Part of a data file
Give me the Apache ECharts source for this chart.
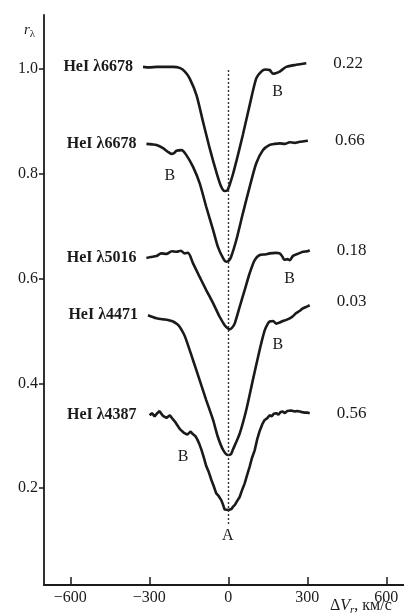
<!DOCTYPE html>
<html><head><meta charset="utf-8">
<script src="https://cdn.jsdelivr.net/npm/echarts@6/dist/echarts.min.js"></script>
<style>html,body{margin:0;padding:0;background:#fff}#c{width:404px;height:616px}</style>
</head><body><div id="c"></div>
<script>
// Velocity ΔV (km/s) and residual intensity r_λ for each line profile
const curve1 = [[-324,1.004],[-300,1.003],[-270,1.004],[-240,1.004],[-210,1.004],[-185,1.002],[-165,0.995],[-147,0.982],[-121,0.950],[-96,0.899],[-71,0.849],[-46,0.804],[-27,0.775],[-14,0.767],[-4,0.768],[5,0.779],[18,0.800],[30,0.823],[55,0.874],[81,0.931],[106,0.982],[125,0.995],[140,0.999],[157,0.998],[169,0.991],[180,0.992],[195,0.995],[220,1.004],[258,1.008],[296,1.011]];
const curve2 = [[-311,0.857],[-290,0.856],[-273,0.855],[-248,0.849],[-230,0.842],[-216,0.838],[-205,0.840],[-197,0.844],[-178,0.845],[-160,0.836],[-134,0.813],[-109,0.782],[-84,0.737],[-58,0.693],[-40,0.661],[-20,0.639],[-8,0.632],[2,0.634],[11,0.642],[30,0.673],[55,0.724],[81,0.775],[106,0.820],[131,0.845],[157,0.855],[176,0.857],[195,0.858],[214,0.857],[233,0.860],[252,0.859],[271,0.861],[288,0.862],[302,0.863]];
const curve3 = [[-311,0.639],[-295,0.641],[-273,0.643],[-255,0.648],[-235,0.647],[-215,0.652],[-197,0.651],[-180,0.653],[-166,0.648],[-153,0.649],[-134,0.629],[-109,0.603],[-84,0.578],[-58,0.553],[-33,0.527],[-14,0.511],[0,0.504],[5,0.503],[14,0.506],[24,0.514],[43,0.546],[62,0.578],[81,0.610],[100,0.635],[119,0.645],[140,0.646],[157,0.648],[180,0.649],[195,0.648],[205,0.642],[212,0.636],[225,0.637],[233,0.635],[245,0.643],[252,0.645],[268,0.648],[283,0.651],[300,0.652],[309,0.654]];
const curve4 = [[-305,0.530],[-290,0.527],[-273,0.524],[-248,0.522],[-230,0.521],[-210,0.518],[-195,0.513],[-185,0.508],[-170,0.495],[-160,0.483],[-134,0.444],[-109,0.406],[-84,0.368],[-58,0.330],[-40,0.298],[-20,0.273],[-1,0.263],[10,0.265],[17,0.273],[43,0.304],[68,0.349],[93,0.406],[119,0.464],[138,0.501],[150,0.514],[157,0.518],[170,0.519],[182,0.514],[195,0.516],[207,0.519],[220,0.521],[233,0.524],[245,0.528],[258,0.534],[270,0.538],[283,0.543],[296,0.546],[309,0.549]];
const curve5 = [[-299,0.339],[-290,0.343],[-280,0.337],[-270,0.343],[-261,0.347],[-255,0.342],[-248,0.338],[-242,0.341],[-235,0.334],[-228,0.336],[-222,0.339],[-216,0.336],[-210,0.331],[-203,0.327],[-197,0.324],[-190,0.317],[-183,0.312],[-176,0.310],[-170,0.306],[-163,0.306],[-156,0.302],[-150,0.305],[-143,0.308],[-137,0.304],[-131,0.303],[-125,0.299],[-118,0.293],[-110,0.284],[-102,0.273],[-93,0.258],[-84,0.242],[-74,0.230],[-64,0.215],[-55,0.203],[-46,0.190],[-37,0.185],[-27,0.177],[-20,0.168],[-14,0.159],[-7,0.156],[0,0.158],[5,0.156],[12,0.160],[17,0.164],[25,0.168],[33,0.175],[43,0.183],[52,0.196],[62,0.209],[72,0.226],[81,0.241],[90,0.258],[100,0.272],[110,0.294],[119,0.309],[129,0.322],[138,0.330],[147,0.333],[157,0.339],[165,0.337],[173,0.342],[182,0.343],[190,0.340],[198,0.345],[207,0.346],[215,0.343],[223,0.347],[230,0.344],[238,0.348],[245,0.348],[253,0.346],[262,0.347],[271,0.346],[280,0.345],[290,0.344],[300,0.344],[309,0.343]];

const lineNames = ['HeI λ6678','HeI λ6678','HeI λ5016','HeI λ4471','HeI λ4387'];
const phases = ['0.22','0.66','0.18','0.03','0.56'];
const curves = [curve1, curve2, curve3, curve4, curve5];
// "B" component marks (velocity, r) and "A" mark
const bMarks = [[187,0.956],[-222,0.797],[233,0.600],[188,0.473],[-172,0.259]];
const aMark = [-2,0.108];
const xTicks = [-600,-300,0,300,600];
const yTicks = [0.2,0.4,0.6,0.8,1.0];

const FONT = '"Liberation Serif","DejaVu Serif",serif';
const INK = '#1a1a1a';

const chart = echarts.init(document.getElementById('c'), null, {renderer:'canvas'});

const series = curves.map((c, i) => ({
  type: 'line',
  data: c,
  showSymbol: false,
  smooth: i === 4 ? false : 0.25,
  lineStyle: {color: INK, width: 2.6},
  animation: false,
  silent: true,
  endLabel: {
    show: true, formatter: phases[i], distance: 27,
    color: INK, fontFamily: FONT, fontSize: 17,
    offset: i === 3 ? [0,-4] : [0,0]
  },
  markPoint: {
    symbol: 'circle', symbolSize: 0, silent: true, animation: false,
    data: [
      {coord: c[0], label: {show: true, position: 'left', distance: i === 4 ? 13 : 10, formatter: lineNames[i], color: INK, fontFamily: FONT, fontSize: 16, fontWeight: 'bold'}},
      {coord: bMarks[i], label: {show: true, position: 'inside', formatter: 'B', color: INK, fontFamily: FONT, fontSize: 16}}
    ].concat(i === 4 ? [{coord: aMark, label: {show: true, position: 'inside', formatter: 'A', color: INK, fontFamily: FONT, fontSize: 16}}] : [])
  },
  markLine: i === 0 ? {
    symbol: 'none', silent: true, animation: false,
    label: {show: false},
    lineStyle: {type: [2,2], color: '#333', width: 1.4},
    data: [[{coord: [0, 0.998]}, {coord: [0, 0.128]}]]
  } : undefined
}));

chart.setOption({
  backgroundColor: '#ffffff',
  animation: false,
  grid: {left: 44, right: 0, top: 15, bottom: 31, containLabel: false},
  xAxis: {
    type: 'value', min: -700, max: 667,
    axisLine: {show: true, onZero: false, lineStyle: {color: INK, width: 1.8}},
    axisTick: {show: true, inside: true, length: 8, customValues: xTicks, lineStyle: {color: INK, width: 1.5}},
    axisLabel: {customValues: xTicks, margin: 5, color: INK, fontFamily: FONT, fontSize: 16,
      formatter: v => String(v).replace('-', '\u2212')},
    splitLine: {show: false}
  },
  yAxis: {
    type: 'value', min: 0.015, max: 1.103,
    axisLine: {show: true, onZero: false, lineStyle: {color: INK, width: 1.8}},
    axisTick: {show: true, inside: false, length: 5, customValues: yTicks, lineStyle: {color: INK, width: 1.5}},
    axisLabel: {customValues: yTicks, margin: 6, color: INK, fontFamily: FONT, fontSize: 16,
      formatter: v => v.toFixed(1)},
    splitLine: {show: false}
  },
  graphic: [
    {type: 'text', left: 24, top: 23, style: {
      text: '{r|r}{s|λ}', rich: {
        r: {fontFamily: FONT, fontStyle: 'italic', fontSize: 15, fill: INK},
        s: {fontFamily: FONT, fontSize: 11, fill: INK, padding: [8,0,0,0]}
      }}},
    {type: 'text', left: 330, top: 598, style: {
      text: '{n|Δ}{i|V}{s|r}{n|, км/с}', rich: {
        n: {fontFamily: FONT, fontSize: 16, fill: INK},
        i: {fontFamily: FONT, fontStyle: 'italic', fontSize: 16, fill: INK},
        s: {fontFamily: FONT, fontStyle: 'italic', fontSize: 11, fill: INK, padding: [8,0,0,0]}
      }}}
  ],
  series: series
});
</script></body></html>
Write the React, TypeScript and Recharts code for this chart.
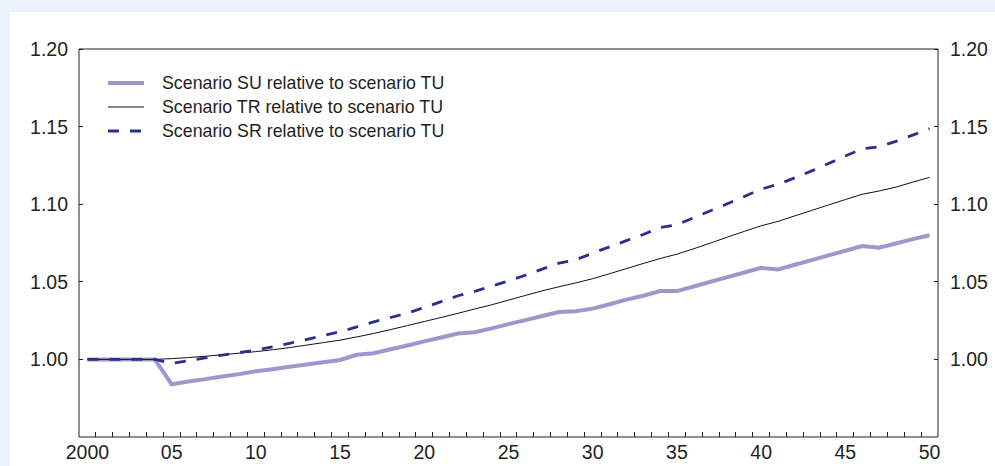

◆ Stated task
Scan the material line by line and report each one that contains "this".

◆ Task response
Give me the Apache ECharts source for this chart.
Write the React, TypeScript and Recharts code for this chart.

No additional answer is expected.